All eyes on France

League Express editor MARTYN SADLER anticipates a great weekend of Rugby League with some key battles taking place across the Channel.

There will be only five games this coming weekend in Super League, the Championship and League 1.
And two of them, with a massive amount at stake, will take place in France, when Catalans Dragons face Hull Kingston Rovers on Thursday night at 7.45pm at the Stade Gilbert Brutus and Toulouse Olympique will play host to Batley Bulldogs at the Stade Ernest Wallon, the stadium they now share with the Stade Toulousain rugby union club, on Saturday at 3.15pm.
The Catalans are predicting a sellout crowd for their clash against the Robins and it will be interesting to see how many people Toulouse can attract for their first home game of the season.
As we have already seen in the play-off games in all three competitions so far, attendances have generally been extremely disappointing, so it would be great to see a sellout crowd in Perpignan on Thursday night. I hope the Catalans are as good as their word in their predictions.
Before Friday night’s match at the Halliwell Jones Stadium, bookmakers were offering odds of 7/1 against a Hull KR victory and I can imagine quite a number of people who must have regretted notj taking up those odds after the event.

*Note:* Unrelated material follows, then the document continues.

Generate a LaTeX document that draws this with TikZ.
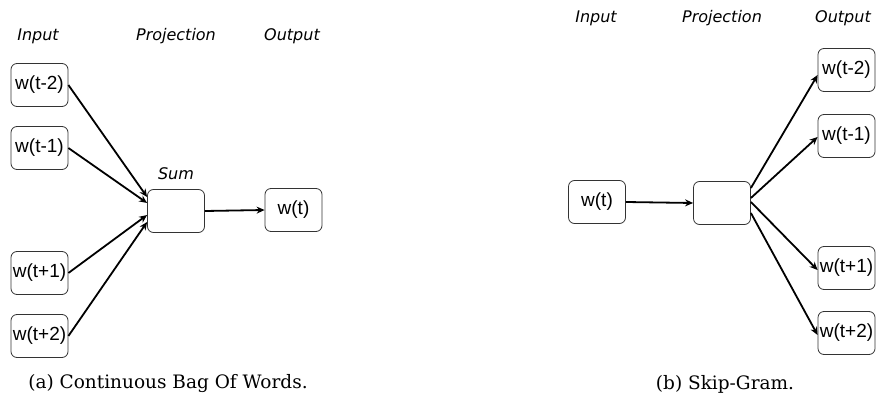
\documentclass[tikz,border=0pt]{standalone}
\usepackage{fontspec}
\newfontfamily\boxfont{Liberation Sans}
\newfontfamily\handfont{DejaVu Sans}
\newfontfamily\capfont{DejaVu Serif}
\usetikzlibrary{arrows.meta}
\tikzset{
  wbox/.style={draw=black!80, line width=0.8pt, rounded corners=6pt, minimum width=57pt, minimum height=43pt, inner sep=0pt, font=\boxfont\fontsize{19}{21}\selectfont},
  hdr/.style={font=\handfont\itshape\fontsize{16}{18}\selectfont, inner sep=0pt},
  captext/.style={font=\capfont\fontsize{18.5}{21}\selectfont, inner sep=0pt},
  arr/.style={-{Stealth[length=8pt,width=7pt]}, line width=1.8pt}
}
\begin{document}
\begin{tikzpicture}[x=1pt,y=-1pt]
\useasboundingbox (0,0) rectangle (880,398);
% left panel
\node[hdr] (hin) at (38,36) {Input};
\node[hdr] (hproj) at (176,36) {Projection};
\node[hdr] (hout) at (292,36) {Output};
\node[wbox] (a1) at (39.5,85) {w(t-2)};
\node[wbox] (a2) at (39.5,148) {w(t-1)};
\node[wbox] (a3) at (39.5,273) {w(t+1)};
\node[wbox] (a4) at (39.5,336) {w(t+2)};
\node[wbox] (sum) at (176,211) {};
\node[hdr] (sumlbl) at (176,174) {Sum};
\node[wbox] (aout) at (293.5,210) {w(t)};
\draw[arr] (a1.east) -- ([yshift=14pt]sum.west);
\draw[arr] (a2.east) -- ([yshift=8pt]sum.west);
\draw[arr] (a3.east) -- ([yshift=-4pt]sum.west);
\draw[arr] (a4.east) -- ([yshift=-11pt]sum.west);
\draw[arr] (sum.east) -- (aout.west);
\node[captext] (capa) at (168,384) {(a) Continuous Bag Of Words.};
% right panel
\node[hdr] (bhin) at (596,18) {Input};
\node[hdr] (bhproj) at (722,18) {Projection};
\node[hdr] (bhout) at (843,18) {Output};
\node[wbox] (bin) at (597,202) {w(t)};
\node[wbox] (proj) at (722,203) {};
\node[wbox] (b1) at (846.5,70) {w(t-2)};
\node[wbox] (b2) at (846.5,136) {w(t-1)};
\node[wbox] (b3) at (846.5,268) {w(t+1)};
\node[wbox] (b4) at (846.5,333) {w(t+2)};
\draw[arr] (bin.east) -- (proj.west);
\draw[arr] ([yshift=15pt]proj.east) -- ([yshift=-5pt]b1.west);
\draw[arr] ([yshift=5pt]proj.east) -- ([yshift=-1pt]b2.west);
\draw[arr] ([yshift=1pt]proj.east) -- ([yshift=-2pt]b3.west);
\draw[arr] ([yshift=-10pt]proj.east) -- ([yshift=-2pt]b4.west);
\node[captext] (capb) at (725,384) {(b) Skip-Gram.};
\end{tikzpicture}
\end{document}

This week they will be no doubt at long odds again to spring a shock on the Catalans, but before we start writing off the Robins’ chances, it’s worth looking back at the three games the two sides have played against each other already this season.
They met on the opening weekend of the season on 27 March at Headingley. In that game the Catalans led 28-4, but Hull KR fought back to level at 30-all and to force the game into golden-point time before a James Maloney field-goal secured a 31-30 win for the Catalans, with Ryan Hall scoring a hat-trick of tries in his first game for the Robins.
The clubs met for the second time on Saturday 24 July at the Stade Gilbert Brutus and the Catalans won 32-30, but only after the Robins had led 26-12 at half-time, with the Dragons just managing to haul them back in the second half in what were very hot conditions in the south of France. It was the Catalans’ tenth successive win.
A week later, on 2nd August, they met again at Hull College Craven Park, and this time the Dragons won 23-14, which was slightly easier than in their two previous encounters, but not enough for anyone to believe that Thursday’s outcome is nailed on for the Dragons.
The Robins, even if they are under strength, as they were on Friday night, can still do plenty of damage if they spread the ball and tire the big Catalans forwards.
We saw in the big title fight on Saturday night that the bigger man doesn’t always win, and I’m sure that Tony Smith’s side will go to Perpignan not thinking of themselves as the underdogs.
But whoever wins that game will create history by reaching the Grand Final for the first time.
And that will be a great development for both Super League and Rugby League more generally.
The following day it will be very difficult to imagine that the Bulldogs can upset Toulouse.
The gap between the top two teams in the Championship and the rest has been a chasm this season, and none of us can imagine anything other than a victory for the French club and for Featherstone against Halifax on the same day.
But let’s hope for two good games.
Then the following day, we’ll have Keighley Cougars playing host to Doncaster in the Betfred League 1 Preliminary Final, with the winner earning the opportunity to head to Workington the following weekend for the promotion game.
After Workington’s thrilling golden-point victory against Keighley on Sunday, that is a prospect that will surely draw a big crowd to Derwent Park.